Start

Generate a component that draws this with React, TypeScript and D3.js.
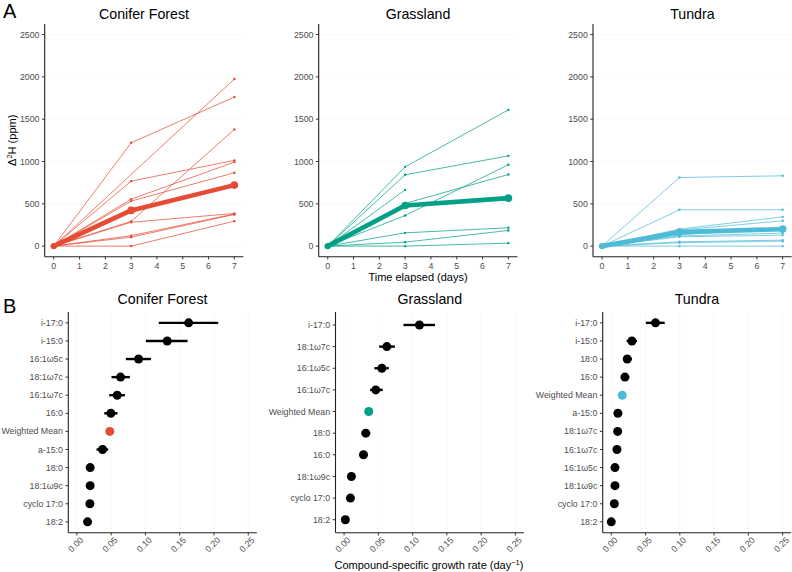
import React from 'react';
import * as d3 from 'd3';

// ---------- Panel A data ----------
const days = [0, 3, 7];
const yTicksA = [0, 500, 1000, 1500, 2000, 2500];
const xTicksA = [0, 1, 2, 3, 4, 5, 6, 7];

const coniferLines: (number | null)[][] = [
  [0, 1221, 1762],
  [0, null, 1975],
  [0, 768, 1013],
  [0, 555, 993],
  [0, 532, 867],
  [0, 293, 1380],
  [0, 282, 386],
  [0, 123, 380],
  [0, 106, 374],
  [0, 0, 295],
];
const coniferMean = [0, 422, 721];

const grassLines: (number | null)[][] = [
  [0, 937, 1610],
  [0, 843, 1067],
  [0, 665, null],
  [0, 505, 846],
  [0, 362, 961],
  [0, 157, 217],
  [0, 47, 185],
  [0, 0, 35],
];
const grassMean = [0, 480, 567];

const tundraLines: (number | null)[][] = [
  [0, 811, 831],
  [0, 429, 429],
  [0, 201, 346],
  [0, 190, 299],
  [0, 134, 213],
  [0, 120, 154],
  [0, 110, 130],
  [0, 51, 71],
  [0, 40, 59],
  [0, 0, 0],
];
const tundraMean = [0, 165, 201];

// ---------- Panel B data ----------
const xTicksB = [0, 0.05, 0.1, 0.15, 0.2, 0.25];

const coniferCats = ['i-17:0', 'i-15:0', '16:1ω5c', '18:1ω7c', '16:1ω7c', '16:0', 'Weighted Mean', 'a-15:0', '18:0', '18:1ω9c', 'cyclo 17:0', '18:2'];
const coniferRate = [0.163, 0.1318, 0.090, 0.0637, 0.0588, 0.0496, 0.048, 0.0375, 0.0194, 0.0194, 0.019, 0.0156];
const coniferLo = [0.1196, 0.1007, 0.0715, 0.0506, 0.0472, 0.0399, 0.048, 0.0287, 0.0175, 0.0178, 0.0175, 0.0142];
const coniferHi = [0.2062, 0.1615, 0.108, 0.0773, 0.070, 0.0593, 0.048, 0.0457, 0.0213, 0.021, 0.0205, 0.017];

const grassCats = ['i-17:0', '18:1ω7c', '16:1ω5c', '16:1ω7c', 'Weighted Mean', '18:0', '16:0', '18:1ω9c', 'cyclo 17:0', '18:2'];
const grassRate = [0.110, 0.0624, 0.0551, 0.0463, 0.036, 0.0317, 0.0283, 0.0107, 0.0093, 0.0019];
const grassLo = [0.0867, 0.0512, 0.0443, 0.038, 0.036, 0.0258, 0.0234, 0.009, 0.008, 0.001];
const grassHi = [0.1326, 0.0741, 0.0653, 0.0565, 0.036, 0.038, 0.0341, 0.0124, 0.0106, 0.003];

const tundraCats = ['i-17:0', 'i-15:0', '18:0', '16:0', 'Weighted Mean', 'a-15:0', '18:1ω7c', '16:1ω7c', '16:1ω5c', '18:1ω9c', 'cyclo 17:0', '18:2'];
const tundraRate = [0.0645, 0.0301, 0.0233, 0.0199, 0.016, 0.0097, 0.0093, 0.0083, 0.0054, 0.0054, 0.0045, 0.0];
const tundraLo = [0.0504, 0.0224, 0.017, 0.0145, 0.016, 0.008, 0.0078, 0.007, 0.0044, 0.0044, 0.0036, -0.001];
const tundraHi = [0.078, 0.0374, 0.030, 0.0262, 0.016, 0.0114, 0.0108, 0.0096, 0.0064, 0.0064, 0.0054, 0.001];

const RED = '#E64B35';
const TEAL = '#00A087';
const BLUE = '#4DBBD5';

const FONT = "'Liberation Sans', Arial, Helvetica, sans-serif";
const AXIS = '#222';
const TICKC = '#333';
const LABC = '#4d4d4d';
const GRID = '#dcdcdc';

type TopProps = {
  title: string;
  lines: (number | null)[][];
  mean: number[];
  color: string;
  x0: number;
};

const TOP_Y0 = 24;
const TOP_Y1 = 256.7;
const TOP_W = 198.7;

function TopPanel({ title, lines, mean, color, x0 }: TopProps) {
  const x = d3.scaleLinear().domain([-0.35, 7.35]).range([x0, x0 + TOP_W]);
  const y = d3.scaleLinear().domain([-125, 2625]).range([TOP_Y1, TOP_Y0]);
  const lineGen = d3
    .line<[number, number]>()
    .x((d) => x(d[0]))
    .y((d) => y(d[1]));
  const toPts = (vals: (number | null)[]) =>
    vals
      .map((v, i) => (v === null ? null : ([days[i], v] as [number, number])))
      .filter((p): p is [number, number] => p !== null);
  const meanPts = toPts(mean);
  return (
    <g>
      <text x={(x0 + x0 + TOP_W) / 2} y={19} textAnchor="middle" fontSize={14.2} fill="#000">
        {title}
      </text>
      {yTicksA.map((t) => (
        <line key={'g' + t} x1={x0} x2={x0 + TOP_W} y1={y(t)} y2={y(t)} stroke={GRID} strokeWidth={0.7} strokeDasharray="1,3" />
      ))}
      {lines.map((s, i) => {
        const pts = toPts(s);
        return (
          <g key={i}>
            <path d={lineGen(pts) || ''} fill="none" stroke={color} strokeWidth={0.8} strokeOpacity={0.9} />
            {pts.map((p, j) => (
              <circle key={j} cx={x(p[0])} cy={y(p[1])} r={1.2} fill={color} />
            ))}
          </g>
        );
      })}
      <path d={lineGen(meanPts) || ''} fill="none" stroke={color} strokeWidth={4.6} strokeLinejoin="round" />
      {meanPts.map((p, j) => (
        <circle key={'m' + j} cx={x(p[0])} cy={y(p[1])} r={j === 0 ? 3.2 : 3.8} fill={color} />
      ))}
      {/* axes */}
      <line x1={x0} x2={x0} y1={TOP_Y0} y2={TOP_Y1} stroke={AXIS} strokeWidth={1.1} />
      <line x1={x0} x2={x0 + TOP_W} y1={TOP_Y1} y2={TOP_Y1} stroke={AXIS} strokeWidth={1.1} />
      {yTicksA.map((t) => (
        <g key={'yt' + t}>
          <line x1={x0 - 2.75} x2={x0} y1={y(t)} y2={y(t)} stroke={TICKC} strokeWidth={1} />
          <text x={x0 - 5.2} y={y(t)} dy="0.35em" textAnchor="end" fontSize={8.8} fill={LABC}>
            {t}
          </text>
        </g>
      ))}
      {xTicksA.map((t) => (
        <g key={'xt' + t}>
          <line x1={x(t)} x2={x(t)} y1={TOP_Y1} y2={TOP_Y1 + 2.75} stroke={TICKC} strokeWidth={1} />
          <text x={x(t)} y={TOP_Y1 + 12.6} textAnchor="middle" fontSize={8.8} fill={LABC}>
            {t}
          </text>
        </g>
      ))}
    </g>
  );
}

type BotProps = {
  title: string;
  cats: string[];
  rate: number[];
  lo: number[];
  hi: number[];
  color: string;
  x0: number;
};

const BOT_Y0 = 312;
const BOT_Y1 = 532.7;
const BOT_W = 188.5;

function BottomPanel({ title, cats, rate, lo, hi, color, x0 }: BotProps) {
  const x = d3.scaleLinear().domain([-0.0125, 0.2625]).range([x0, x0 + BOT_W]);
  const y = d3.scalePoint<string>().domain(cats).range([BOT_Y0, BOT_Y1]).padding(0.6);
  return (
    <g>
      <text x={x0 + BOT_W / 2} y={304} textAnchor="middle" fontSize={14.2} fill="#000">
        {title}
      </text>
      {xTicksB.map((t) => (
        <line key={'g' + t} x1={x(t)} x2={x(t)} y1={BOT_Y0} y2={BOT_Y1} stroke={GRID} strokeWidth={0.7} strokeDasharray="1,3" />
      ))}
      {cats.map((c, i) => {
        const isMean = c === 'Weighted Mean';
        const cy = y(c) as number;
        return (
          <g key={c}>
            {!isMean && <line x1={x(lo[i])} x2={x(hi[i])} y1={cy} y2={cy} stroke="#000" strokeWidth={2.4} />}
            <circle cx={x(rate[i])} cy={cy} r={4.5} fill={isMean ? color : '#000'} />
          </g>
        );
      })}
      <line x1={x0} x2={x0} y1={BOT_Y0} y2={BOT_Y1} stroke={AXIS} strokeWidth={1.1} />
      <line x1={x0} x2={x0 + BOT_W} y1={BOT_Y1} y2={BOT_Y1} stroke={AXIS} strokeWidth={1.1} />
      {cats.map((c) => (
        <g key={'yt' + c}>
          <line x1={x0 - 2.75} x2={x0} y1={y(c) as number} y2={y(c) as number} stroke={TICKC} strokeWidth={1} />
          <text x={x0 - 5.4} y={y(c) as number} dy="0.35em" textAnchor="end" fontSize={8.8} fill={LABC}>
            {c}
          </text>
        </g>
      ))}
      {xTicksB.map((t) => (
        <g key={'xt' + t}>
          <line x1={x(t)} x2={x(t)} y1={BOT_Y1} y2={BOT_Y1 + 2.75} stroke={TICKC} strokeWidth={1} />
          <text
            transform={`translate(${x(t) + 7},${BOT_Y1 + 8}) rotate(-45)`}
            textAnchor="end"
            fontSize={8.8}
            fill={LABC}
          >
            {t.toFixed(2)}
          </text>
        </g>
      ))}
    </g>
  );
}

export default function App() {
  return (
    <svg
      width={792}
      height={572}
      style={{ position: 'absolute', left: 0, top: 0, background: '#fff' }}
      fontFamily={FONT}
    >
      <rect x={0} y={0} width={792} height={572} fill="#fff" />
      <text x={3} y={18} fontSize={20} fill="#000">A</text>
      <text x={3} y={313} fontSize={20} fill="#000">B</text>

      <TopPanel title="Conifer Forest" lines={coniferLines} mean={coniferMean} color={RED} x0={44.7} />
      <TopPanel title="Grassland" lines={grassLines} mean={grassMean} color={TEAL} x0={318.7} />
      <TopPanel title="Tundra" lines={tundraLines} mean={tundraMean} color={BLUE} x0={593} />

      <text transform="translate(15.5,140.3) rotate(-90)" textAnchor="middle" fontSize={11} fill="#000">
        Δ<tspan dy={-4} fontSize={7.5}>2</tspan>
        <tspan dy={4}>H (ppm)</tspan>
      </text>
      <text x={418} y={281} textAnchor="middle" fontSize={11} fill="#000">
        Time elapsed (days)
      </text>

      <BottomPanel title="Conifer Forest" cats={coniferCats} rate={coniferRate} lo={coniferLo} hi={coniferHi} color={RED} x0={68.3} />
      <BottomPanel title="Grassland" cats={grassCats} rate={grassRate} lo={grassLo} hi={grassHi} color={TEAL} x0={335.5} />
      <BottomPanel title="Tundra" cats={tundraCats} rate={tundraRate} lo={tundraLo} hi={tundraHi} color={BLUE} x0={602.7} />

      <text x={429} y={569} textAnchor="middle" fontSize={11} fill="#000">
        Compound-specific growth rate (day<tspan dy={-4} fontSize={7.5}>−1</tspan>
        <tspan dy={4}>)</tspan>
      </text>
    </svg>
  );
}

End

- Work to be completed: Restate the data word for word from its first line through the line with "const grassMean = [0, 480, 567];", leaving out any picture along the way.

- Exercise response:
Generate a component that draws this with React, TypeScript and D3.js.
import React from 'react';
import * as d3 from 'd3';

// ---------- Panel A data ----------
const days = [0, 3, 7];
const yTicksA = [0, 500, 1000, 1500, 2000, 2500];
const xTicksA = [0, 1, 2, 3, 4, 5, 6, 7];

const coniferLines: (number | null)[][] = [
  [0, 1221, 1762],
  [0, null, 1975],
  [0, 768, 1013],
  [0, 555, 993],
  [0, 532, 867],
  [0, 293, 1380],
  [0, 282, 386],
  [0, 123, 380],
  [0, 106, 374],
  [0, 0, 295],
];
const coniferMean = [0, 422, 721];

const grassLines: (number | null)[][] = [
  [0, 937, 1610],
  [0, 843, 1067],
  [0, 665, null],
  [0, 505, 846],
  [0, 362, 961],
  [0, 157, 217],
  [0, 47, 185],
  [0, 0, 35],
];
const grassMean = [0, 480, 567];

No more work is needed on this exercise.